#### WRITTEN INSTRUCTION:
Set down the data below from its first line to the line holding "const xDomain = [0, 6.9];", inclusive; omit all pictures.

— start —

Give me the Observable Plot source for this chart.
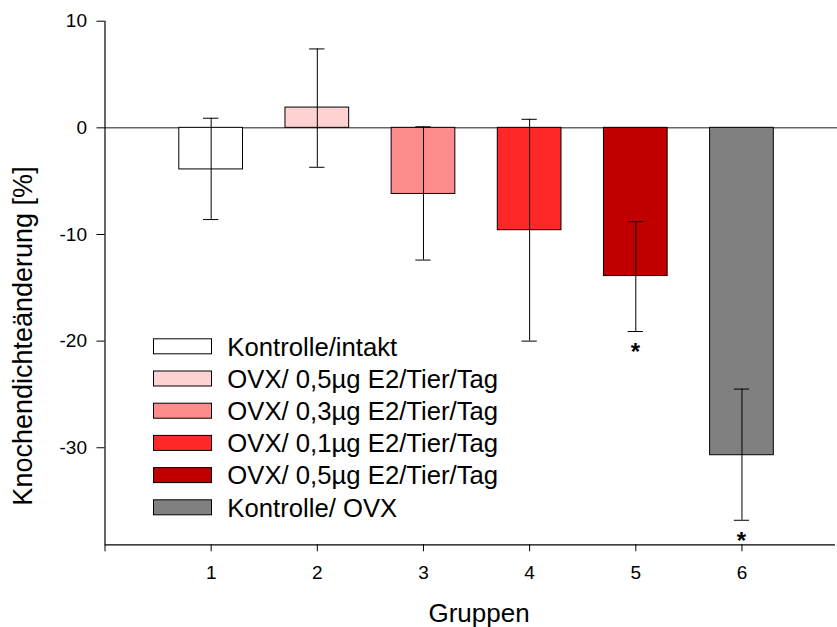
<!DOCTYPE html>
<html><head><meta charset="utf-8">
<script src="https://cdn.jsdelivr.net/npm/d3@7"></script>
<script src="https://cdn.jsdelivr.net/npm/@observablehq/plot@0.6"></script>
<style>
body{margin:0;background:#fff}
#chart{position:relative;width:837px;height:627px}
</style>
</head><body><div id="chart"></div>
<script>
const groups = [1, 2, 3, 4, 5, 6];
const labels = ["Kontrolle/intakt", "OVX/ 0,5µg E2/Tier/Tag", "OVX/ 0,3µg E2/Tier/Tag", "OVX/ 0,1µg E2/Tier/Tag", "OVX/ 0,5µg E2/Tier/Tag", "Kontrolle/ OVX"];
const means = [-3.9, 1.9, -6.2, -9.6, -13.9, -30.7];
const errLow = [-8.6, -3.7, -12.4, -20.0, -19.1, -36.8];
const errHigh = [0.9, 7.4, 0.1, 0.8, -8.8, -24.5];
const colors = ["#ffffff", "#ffd2d2", "#ff8c8c", "#ff2828", "#c00000", "#808080"];
const significant = [false, false, false, false, true, true];
const yTicks = [10, 0, -10, -20, -30];
const xTicks = [0, 1, 2, 3, 4, 5, 6];
const yDomain = [-39.1, 10];
const xDomain = [0, 6.9];

const data = groups.map((g, i) => ({g, label: labels[i], mean: means[i], lo: errLow[i], hi: errHigh[i], color: colors[i], sig: significant[i]}));
const FONT = "'Liberation Sans', Arial, sans-serif";
const barHalf = 0.3, capHalf = 0.072;

const plot = Plot.plot({
  width: 837, height: 627,
  marginLeft: 104.5, marginRight: 0, marginTop: 20.7, marginBottom: 82.7,
  style: {fontFamily: FONT, color: "black", background: "white", overflow: "visible"},
  x: {domain: xDomain, type: "linear"},
  y: {domain: yDomain},
  marks: [
    Plot.ruleY([0], {x1: xDomain[0], x2: xDomain[1], stroke: "#666", strokeWidth: 1.5}),
    Plot.rectY(data, {x1: d => d.g - barHalf, x2: d => d.g + barHalf, y1: 0, y2: "mean", fill: "color", stroke: "black", strokeWidth: 1}),
    Plot.ruleX(data, {x: "g", y1: "lo", y2: "hi", stroke: "black", strokeWidth: 1}),
    Plot.ruleY(data, {y: "lo", x1: d => d.g - capHalf, x2: d => d.g + capHalf, stroke: "black", strokeWidth: 1}),
    Plot.ruleY(data, {y: "hi", x1: d => d.g - capHalf, x2: d => d.g + capHalf, stroke: "black", strokeWidth: 1}),
    Plot.ruleX([xDomain[0]], {y1: yDomain[0], y2: yDomain[1], stroke: "black", strokeWidth: 1.2}),
    Plot.ruleY([yDomain[0]], {x1: xDomain[0], x2: 6.88, stroke: "black", strokeWidth: 1.2}),
    Plot.axisY({ticks: yTicks, tickSize: 8, tickPadding: 10, tickFormat: d => String(d), label: null}),
    Plot.axisX({ticks: xTicks, tickSize: 7, tickPadding: 14, tickFormat: d => d === 0 ? "" : String(d), label: null})
  ]
});
document.getElementById("chart").appendChild(plot);

const svg = d3.select(plot);
// enlarge tick labels (all texts drawn so far are tick labels)
svg.selectAll("text").style("font-size", "19px");

// significance stars, positioned through the plot's scales
const xs = plot.scale("x"), ys = plot.scale("y");
data.filter(d => d.sig).forEach(d => {
  svg.append("text").attr("x", xs.apply(d.g)).attr("y", ys.apply(d.lo - 1.4) + 14)
    .attr("text-anchor", "middle").attr("font-size", 24).attr("font-weight", "bold")
    .attr("font-family", FONT).attr("fill", "black").text("*");
});
// axis titles
svg.append("text").attr("x", 479).attr("y", 622).attr("text-anchor", "middle")
  .attr("font-size", 26).attr("font-family", FONT).attr("fill", "black").text("Gruppen");
svg.append("text").attr("transform", "translate(32,336) rotate(-90)").attr("text-anchor", "middle")
  .attr("font-size", 27).attr("font-family", FONT).attr("fill", "black").text("Knochendichteänderung [%]");
// legend
const lg = svg.append("g");
data.forEach((d, i) => {
  const cy = 346.3 + i * 32.2;
  lg.append("rect").attr("x", 153.5).attr("y", cy - 7.5).attr("width", 58).attr("height", 15)
    .attr("fill", d.color).attr("stroke", "black").attr("stroke-width", 1);
  lg.append("text").attr("x", 227.3).attr("y", cy + 9.2).attr("font-size", 25.7).attr("font-family", FONT)
    .attr("text-anchor", "start").attr("fill", "black").text(d.label);
});
</script></body></html>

— end —

#### OUTPUT OF THE EXERCISE:
Give me the Observable Plot source for this chart.
<!DOCTYPE html>
<html><head><meta charset="utf-8">
<script src="https://cdn.jsdelivr.net/npm/d3@7"></script>
<script src="https://cdn.jsdelivr.net/npm/@observablehq/plot@0.6"></script>
<style>
body{margin:0;background:#fff}
#chart{position:relative;width:837px;height:627px}
</style>
</head><body><div id="chart"></div>
<script>
const groups = [1, 2, 3, 4, 5, 6];
const labels = ["Kontrolle/intakt", "OVX/ 0,5µg E2/Tier/Tag", "OVX/ 0,3µg E2/Tier/Tag", "OVX/ 0,1µg E2/Tier/Tag", "OVX/ 0,5µg E2/Tier/Tag", "Kontrolle/ OVX"];
const means = [-3.9, 1.9, -6.2, -9.6, -13.9, -30.7];
const errLow = [-8.6, -3.7, -12.4, -20.0, -19.1, -36.8];
const errHigh = [0.9, 7.4, 0.1, 0.8, -8.8, -24.5];
const colors = ["#ffffff", "#ffd2d2", "#ff8c8c", "#ff2828", "#c00000", "#808080"];
const significant = [false, false, false, false, true, true];
const yTicks = [10, 0, -10, -20, -30];
const xTicks = [0, 1, 2, 3, 4, 5, 6];
const yDomain = [-39.1, 10];
const xDomain = [0, 6.9];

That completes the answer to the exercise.